Question

GEOMETRY!!!
Whats an equation of the line parallel to the given line that contains C?
C(6,0); y=1/3x

Answer 1

Given two lines:
\[y_1 = m_1x+b_1 \\ y_2 = m_2x+b_2\]

Do you know what makes those two lines parallel? (any two lines that is)

Answer 2

plug into y=mx+b and solve, then take what you got for b and take the current slope you have and make an equation

Answer 3

Nope, i have no clue. My teachers an idiot and wont teach crap.

Answer 4

Slope is usually denoted by the constant (m) in linear equations and is given by:
\[m \frac{y_2-y_1}{x_2-x_1} \]
Slope shows the change in y with respect to the change in x (if x changes 1 unit, how much will y change).

It refers to how steep a line is:

Two lines are parallel if their slopes are the same.
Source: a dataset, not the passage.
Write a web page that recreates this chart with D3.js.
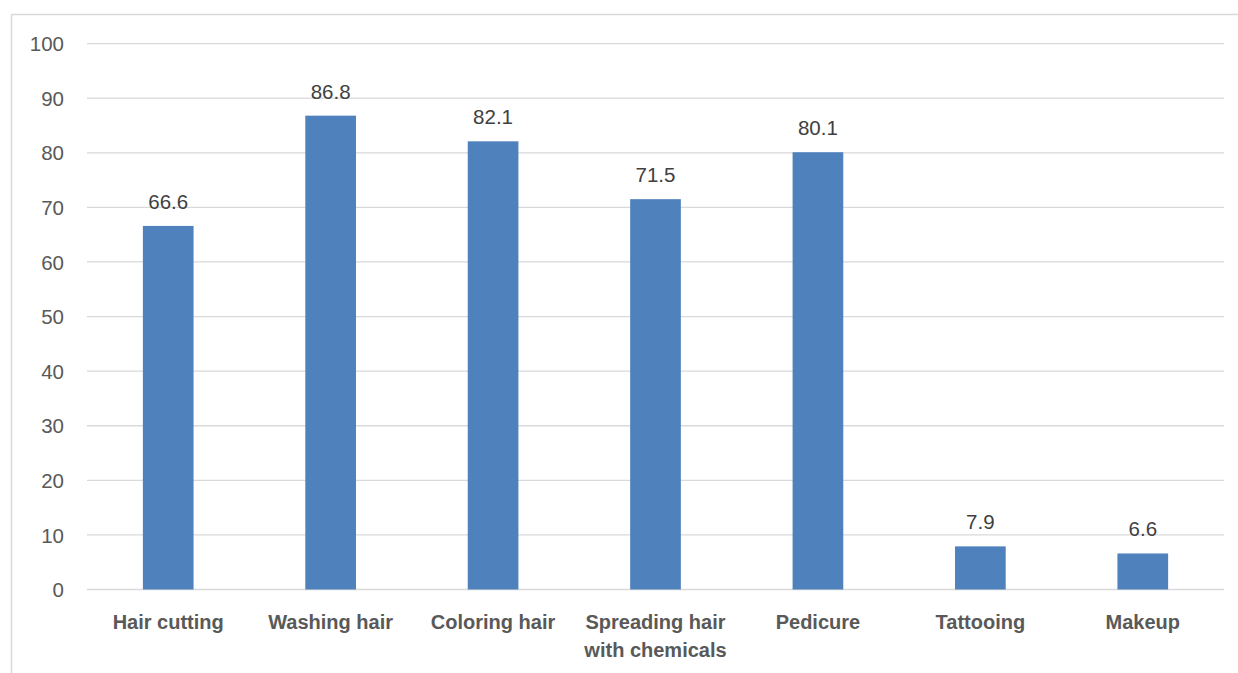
<!DOCTYPE html>
<html>
<head>
<meta charset="utf-8">
<script src="https://cdn.jsdelivr.net/npm/d3@7"></script>
<style>
  html, body { margin: 0; padding: 0; background: #fff; }
  svg { display: block; }
</style>
</head>
<body>
<svg id="chart" width="1238" height="673"></svg>
<script>
const categories = ["Hair cutting", "Washing hair", "Coloring hair", "Spreading hair with chemicals", "Pedicure", "Tattooing", "Makeup"];
const categoryLines = [["Hair cutting"], ["Washing hair"], ["Coloring hair"], ["Spreading hair", "with chemicals"], ["Pedicure"], ["Tattooing"], ["Makeup"]];
const values = [66.6, 86.8, 82.1, 71.5, 80.1, 7.9, 6.6];
const yTicks = [0, 10, 20, 30, 40, 50, 60, 70, 80, 90, 100];

(function () {
const svg = d3.select("#chart");
const plotLeft = 87, plotRight = 1224, plotTop = 43.6, plotBottom = 589.5;
const font = "'Liberation Sans', Arial, sans-serif";
const textColor = "#595959";

// outer chart border
svg.append("rect")
  .attr("x", 11.5).attr("y", 14.5)
  .attr("width", 1400).attr("height", 800)
  .attr("fill", "none").attr("stroke", "#d9d9d9").attr("stroke-width", 1.5);

const x = d3.scaleBand().domain(categories).range([plotLeft, plotRight]).paddingInner(0.688).paddingOuter(0.344);
const y = d3.scaleLinear().domain([0, 100]).range([plotBottom, plotTop]);

// gridlines
svg.append("g").selectAll("line").data(yTicks).join("line")
  .attr("x1", plotLeft).attr("x2", plotRight)
  .attr("y1", d => y(d)).attr("y2", d => y(d))
  .attr("stroke", "#d9d9d9").attr("stroke-width", 1.3);

// y axis labels
const yAxis = d3.axisLeft(y).tickValues(yTicks).tickSize(0).tickPadding(0);
const yg = svg.append("g").attr("transform", `translate(${plotLeft - 23},0)`).call(yAxis);
yg.select(".domain").remove();
yg.selectAll("text").attr("font-family", font).attr("font-size", 20.5).attr("fill", textColor).attr("dy", "0.35em");

// bars
svg.append("g").selectAll("rect").data(values).join("rect")
  .attr("x", (d, i) => x(categories[i]))
  .attr("width", x.bandwidth())
  .attr("y", d => y(d))
  .attr("height", d => y(0) - y(d))
  .attr("fill", "#4F81BD");

// value labels
svg.append("g").selectAll("text").data(values).join("text")
  .attr("x", (d, i) => x(categories[i]) + x.bandwidth() / 2)
  .attr("y", d => y(d) - 17)
  .attr("text-anchor", "middle")
  .attr("font-family", font).attr("font-size", 20.5).attr("fill", "#404040")
  .text(d => d);

// category labels
const cg = svg.append("g");
categories.forEach((c, i) => {
  const t = cg.append("text")
    .attr("x", x(c) + x.bandwidth() / 2)
    .attr("y", 629)
    .attr("text-anchor", "middle")
    .attr("font-family", font).attr("font-size", 20).attr("font-weight", "bold").attr("fill", textColor);
  categoryLines[i].forEach((line, j) => {
    t.append("tspan").attr("x", x(c) + x.bandwidth() / 2).attr("dy", j === 0 ? 0 : 28).text(line);
  });
});
})();
</script>
</body>
</html>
So for example:

\[ y_1 = 2x+5\\
y_2 = 2x - 2 \]

These two lines are parallel because they both have a slope of 2, but different y intercepts. The general form of a line is given by:
\[ y = \underbrace{m}_{\text{slope}} x + \underbrace{b}_{\text{y-intercept}}\].

The b tells you where the line interesects the y axis.

Now for your problem. We know the slope of the first line is 1/3. So we know our new slope must be the same. We get the partial equation:
\[y = \frac{1}{3}x +b \]

We also know the line passes through (6,0). THis will help us solve for b. Plug in x=6 and y=0 into our equation and we get:
\[0 = \frac{1}{3}6 + b = 2+b \quad \to \quad b=-2\]

Solving for b gives us -2, we can then finally write our new line:
\[y = \frac{1}{3}x -2 \]